Retype all material exactly. Pictures stay out of the copy.

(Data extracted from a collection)
________________
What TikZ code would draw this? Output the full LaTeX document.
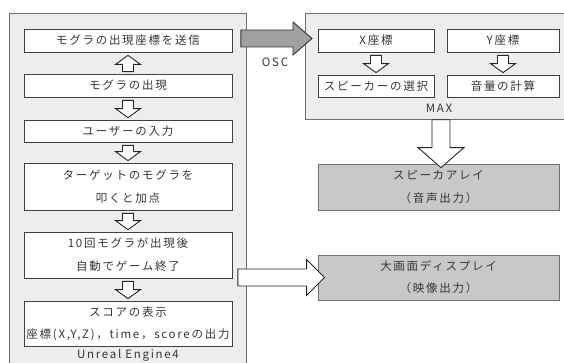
\documentclass[tikz,border=0pt]{standalone}
\usepackage{fontspec}
\setmainfont{Noto Sans CJK JP}[LetterSpace=15]
\usetikzlibrary{calc}
\definecolor{txt}{HTML}{363636}
\definecolor{panelfill}{HTML}{EDEDED}
\definecolor{paneldraw}{HTML}{707070}
\definecolor{outfill}{HTML}{C8C8C8}
\definecolor{garrowfill}{HTML}{A0A0A0}
\newcommand\blkdown[2]{%
  \draw[warrow] let \p1=(#1.south), \p2=(#2.north) in
    (\x1-5.5pt,\y1-3pt) -- (\x1+5.5pt,\y1-3pt) -- (\x1+5.5pt,\y2+11pt) -- (\x1+12.5pt,\y2+11pt)
    -- (\x1,\y2+2pt) -- (\x1-12.5pt,\y2+11pt) -- (\x1-5.5pt,\y2+11pt) -- cycle;}
\newcommand\blkup[2]{%
  \draw[warrow] let \p1=(#1.north), \p2=(#2.south) in
    (\x1-5.5pt,\y1+2pt) -- (\x1+5.5pt,\y1+2pt) -- (\x1+5.5pt,\y2-12pt) -- (\x1+12.5pt,\y2-12pt)
    -- (\x1,\y2-3pt) -- (\x1-12.5pt,\y2-12pt) -- (\x1-5.5pt,\y2-12pt) -- cycle;}
\begin{document}
\begin{tikzpicture}[x=1pt,y=-1pt,
  font=\fontsize{11.5}{23}\selectfont, text=txt,
  panel/.style={draw=paneldraw, fill=panelfill, line width=0.8pt, inner sep=0pt},
  ibox/.style={draw=black!75, fill=white, line width=0.8pt, minimum width=208pt, align=center, inner sep=0pt},
  mbox/.style={draw=black!75, fill=white, line width=0.8pt, align=center, inner sep=0pt},
  obox/.style={draw=paneldraw, fill=outfill, line width=0.8pt, minimum width=241pt, align=center, inner sep=0pt},
  lbl/.style={inner sep=0pt},
  warrow/.style={draw=black!85, fill=white, line width=0.9pt, line join=miter},
  garrow/.style={draw=black!80, fill=garrowfill, line width=0.9pt, line join=miter}]
\useasboundingbox (0,0) rectangle (564,363);
\clip (0,0) rectangle (564,363);
% panels
\node[panel, minimum width=237pt, minimum height=360pt, anchor=north west] (ue) at (9,13) {};
\node[panel, minimum width=262pt, minimum height=106pt, anchor=north west] (mx) at (305,13) {};
% UE4 steps
\node[ibox, minimum height=23pt] (b1) at (128,40.5) {モグラの出現座標を送信};
\node[ibox, minimum height=23pt] (b2) at (128,85.5) {モグラの出現};
\node[ibox, minimum height=22pt] (b3) at (128,131) {ユーザーの入力};
\node[ibox, minimum height=47pt] (b4) at (128,186.5) {ターゲットのモグラを\\叩くと加点};
\node[ibox, minimum height=46pt] (b5) at (128,255) {10回モグラが出現後\\自動でゲーム終了};
\node[ibox, minimum height=45pt, font=\fontsize{11.5}{22}\selectfont] (b6) at (128,323.5) {スコアの表示\\座標(X,Y,Z)，time，scoreの出力};
\node[lbl] (uel) at (128,355) {Unreal\hspace{4pt}Engine4};
% MAX
\node[mbox, minimum width=116pt, minimum height=23pt] (x1) at (376,40.5) {X座標};
\node[mbox, minimum width=112pt, minimum height=23pt] (y1) at (503,40.5) {Y座標};
\node[mbox, minimum width=116pt, minimum height=22pt] (x2) at (376,86) {スピーカーの選択};
\node[mbox, minimum width=112pt, minimum height=22pt] (y2) at (503,86) {音量の計算};
\node[lbl] (mxl) at (439,108) {MAX};
% outputs
\node[obox, minimum height=46pt] (spk) at (438.5,187) {スピーカアレイ\\（音声出力）};
\node[obox, minimum height=45pt, font=\fontsize{11.5}{22}\selectfont] (disp) at (438.5,277.5) {大画面ディスプレイ\\（映像出力）};
\node[lbl] (osc) at (275,62) {OSC};
% small block arrows
\blkup{b2}{b1}
\blkdown{b2}{b3}
\blkdown{b3}{b4}
\blkdown{b4}{b5}
\blkdown{b5}{b6}
\blkdown{x1}{x2}
\blkdown{y1}{y2}
% gray OSC arrow
\draw[garrow] let \p1=(ue.east), \p2=(mx.west), \p3=(b1.center) in
  (\x1-6pt,\y3+10.5pt) -- (\x2-12pt,\y3+10.5pt) -- (\x2-12pt,\y3+18.5pt) -- (\x2+7pt,\y3+2pt)
  -- (\x2-12pt,\y3-14.5pt) -- (\x2-12pt,\y3-6.5pt) -- (\x1-6pt,\y3-6.5pt) -- cycle;
% white arrow to display
\draw[warrow] let \p1=(ue.east), \p2=(disp.west) in
  (\x1-9pt,\y2+8.5pt) -- (\x2-11pt,\y2+8.5pt) -- (\x2-11pt,\y2+18pt) -- (\x2+7pt,\y2)
  -- (\x2-11pt,\y2-18pt) -- (\x2-11pt,\y2-8.5pt) -- (\x1-9pt,\y2-8.5pt) -- cycle;
% big down arrow MAX -> speaker
\draw[warrow] let \p1=(mx.south), \p2=(spk.north) in
  (\x2-6.5pt,\y1) -- (\x2+11.5pt,\y1) -- (\x2+11.5pt,\y2+16pt) -- (\x2+25.5pt,\y2+16pt)
  -- (\x2+2.5pt,\y2-4pt) -- (\x2-20.5pt,\y2+16pt) -- (\x2-6.5pt,\y2+16pt) -- cycle;
\end{tikzpicture}
\end{document}
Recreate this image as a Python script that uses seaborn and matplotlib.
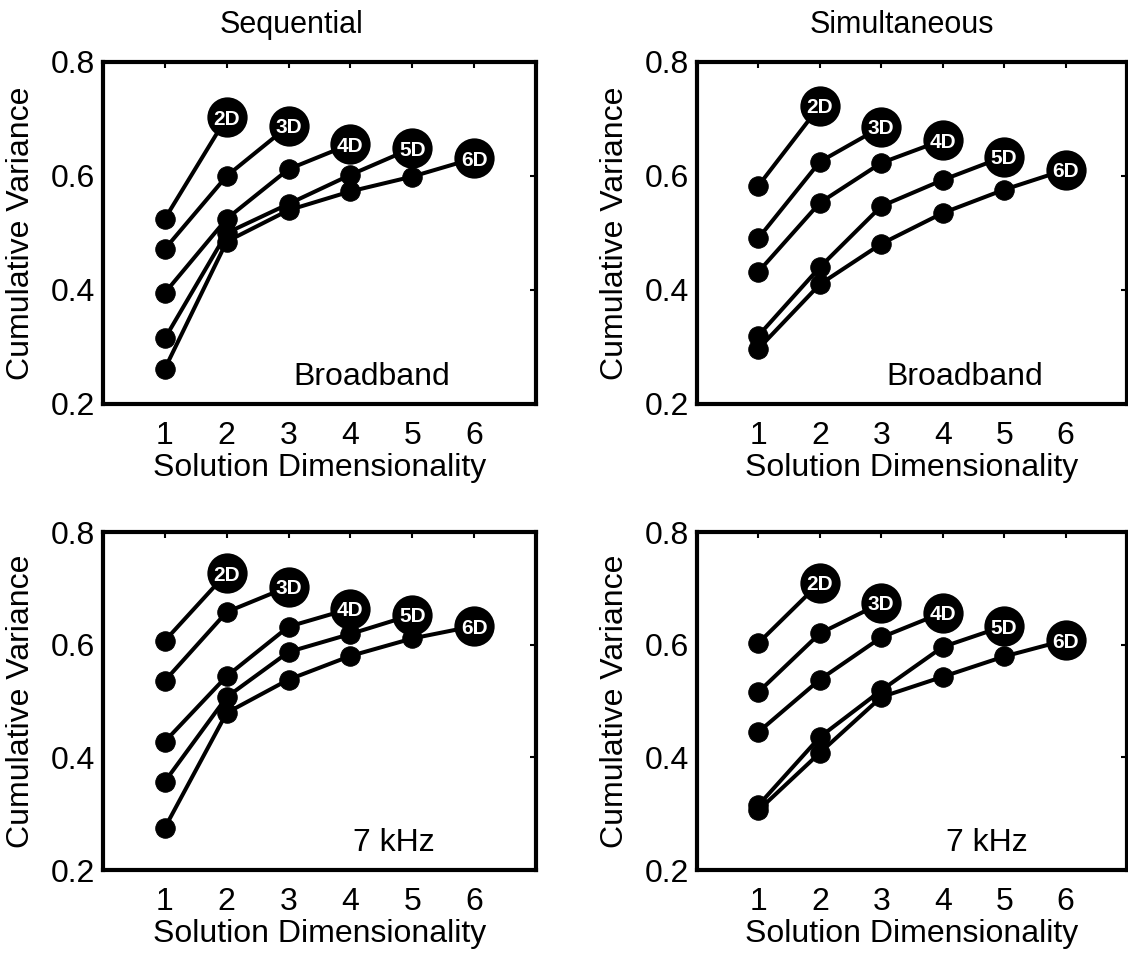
________________
» The output:
What TikZ code would draw this? Output the full LaTeX document.
\documentclass[tikz,border=0pt]{standalone}
\usepackage{fontspec}
\setmainfont{Noto Sans CJK JP}[LetterSpace=15]
\usetikzlibrary{calc}
\definecolor{txt}{HTML}{363636}
\definecolor{panelfill}{HTML}{EDEDED}
\definecolor{paneldraw}{HTML}{707070}
\definecolor{outfill}{HTML}{C8C8C8}
\definecolor{garrowfill}{HTML}{A0A0A0}
\newcommand\blkdown[2]{%
  \draw[warrow] let \p1=(#1.south), \p2=(#2.north) in
    (\x1-5.5pt,\y1-3pt) -- (\x1+5.5pt,\y1-3pt) -- (\x1+5.5pt,\y2+11pt) -- (\x1+12.5pt,\y2+11pt)
    -- (\x1,\y2+2pt) -- (\x1-12.5pt,\y2+11pt) -- (\x1-5.5pt,\y2+11pt) -- cycle;}
\newcommand\blkup[2]{%
  \draw[warrow] let \p1=(#1.north), \p2=(#2.south) in
    (\x1-5.5pt,\y1+2pt) -- (\x1+5.5pt,\y1+2pt) -- (\x1+5.5pt,\y2-12pt) -- (\x1+12.5pt,\y2-12pt)
    -- (\x1,\y2-3pt) -- (\x1-12.5pt,\y2-12pt) -- (\x1-5.5pt,\y2-12pt) -- cycle;}
\begin{document}
\begin{tikzpicture}[x=1pt,y=-1pt,
  font=\fontsize{11.5}{23}\selectfont, text=txt,
  panel/.style={draw=paneldraw, fill=panelfill, line width=0.8pt, inner sep=0pt},
  ibox/.style={draw=black!75, fill=white, line width=0.8pt, minimum width=208pt, align=center, inner sep=0pt},
  mbox/.style={draw=black!75, fill=white, line width=0.8pt, align=center, inner sep=0pt},
  obox/.style={draw=paneldraw, fill=outfill, line width=0.8pt, minimum width=241pt, align=center, inner sep=0pt},
  lbl/.style={inner sep=0pt},
  warrow/.style={draw=black!85, fill=white, line width=0.9pt, line join=miter},
  garrow/.style={draw=black!80, fill=garrowfill, line width=0.9pt, line join=miter}]
\useasboundingbox (0,0) rectangle (564,363);
\clip (0,0) rectangle (564,363);
% panels
\node[panel, minimum width=237pt, minimum height=360pt, anchor=north west] (ue) at (9,13) {};
\node[panel, minimum width=262pt, minimum height=106pt, anchor=north west] (mx) at (305,13) {};
% UE4 steps
\node[ibox, minimum height=23pt] (b1) at (128,40.5) {モグラの出現座標を送信};
\node[ibox, minimum height=23pt] (b2) at (128,85.5) {モグラの出現};
\node[ibox, minimum height=22pt] (b3) at (128,131) {ユーザーの入力};
\node[ibox, minimum height=47pt] (b4) at (128,186.5) {ターゲットのモグラを\\叩くと加点};
\node[ibox, minimum height=46pt] (b5) at (128,255) {10回モグラが出現後\\自動でゲーム終了};
\node[ibox, minimum height=45pt, font=\fontsize{11.5}{22}\selectfont] (b6) at (128,323.5) {スコアの表示\\座標(X,Y,Z)，time，scoreの出力};
\node[lbl] (uel) at (128,355) {Unreal\hspace{4pt}Engine4};
% MAX
\node[mbox, minimum width=116pt, minimum height=23pt] (x1) at (376,40.5) {X座標};
\node[mbox, minimum width=112pt, minimum height=23pt] (y1) at (503,40.5) {Y座標};
\node[mbox, minimum width=116pt, minimum height=22pt] (x2) at (376,86) {スピーカーの選択};
\node[mbox, minimum width=112pt, minimum height=22pt] (y2) at (503,86) {音量の計算};
\node[lbl] (mxl) at (439,108) {MAX};
% outputs
\node[obox, minimum height=46pt] (spk) at (438.5,187) {スピーカアレイ\\（音声出力）};
\node[obox, minimum height=45pt, font=\fontsize{11.5}{22}\selectfont] (disp) at (438.5,277.5) {大画面ディスプレイ\\（映像出力）};
\node[lbl] (osc) at (275,62) {OSC};
% small block arrows
\blkup{b2}{b1}
\blkdown{b2}{b3}
\blkdown{b3}{b4}
\blkdown{b4}{b5}
\blkdown{b5}{b6}
\blkdown{x1}{x2}
\blkdown{y1}{y2}
% gray OSC arrow
\draw[garrow] let \p1=(ue.east), \p2=(mx.west), \p3=(b1.center) in
  (\x1-6pt,\y3+10.5pt) -- (\x2-12pt,\y3+10.5pt) -- (\x2-12pt,\y3+18.5pt) -- (\x2+7pt,\y3+2pt)
  -- (\x2-12pt,\y3-14.5pt) -- (\x2-12pt,\y3-6.5pt) -- (\x1-6pt,\y3-6.5pt) -- cycle;
% white arrow to display
\draw[warrow] let \p1=(ue.east), \p2=(disp.west) in
  (\x1-9pt,\y2+8.5pt) -- (\x2-11pt,\y2+8.5pt) -- (\x2-11pt,\y2+18pt) -- (\x2+7pt,\y2)
  -- (\x2-11pt,\y2-18pt) -- (\x2-11pt,\y2-8.5pt) -- (\x1-9pt,\y2-8.5pt) -- cycle;
% big down arrow MAX -> speaker
\draw[warrow] let \p1=(mx.south), \p2=(spk.north) in
  (\x2-6.5pt,\y1) -- (\x2+11.5pt,\y1) -- (\x2+11.5pt,\y2+16pt) -- (\x2+25.5pt,\y2+16pt)
  -- (\x2+2.5pt,\y2-4pt) -- (\x2-20.5pt,\y2+16pt) -- (\x2-6.5pt,\y2+16pt) -- cycle;
\end{tikzpicture}
\end{document}
Recreate this image as a Python script that uses seaborn and matplotlib.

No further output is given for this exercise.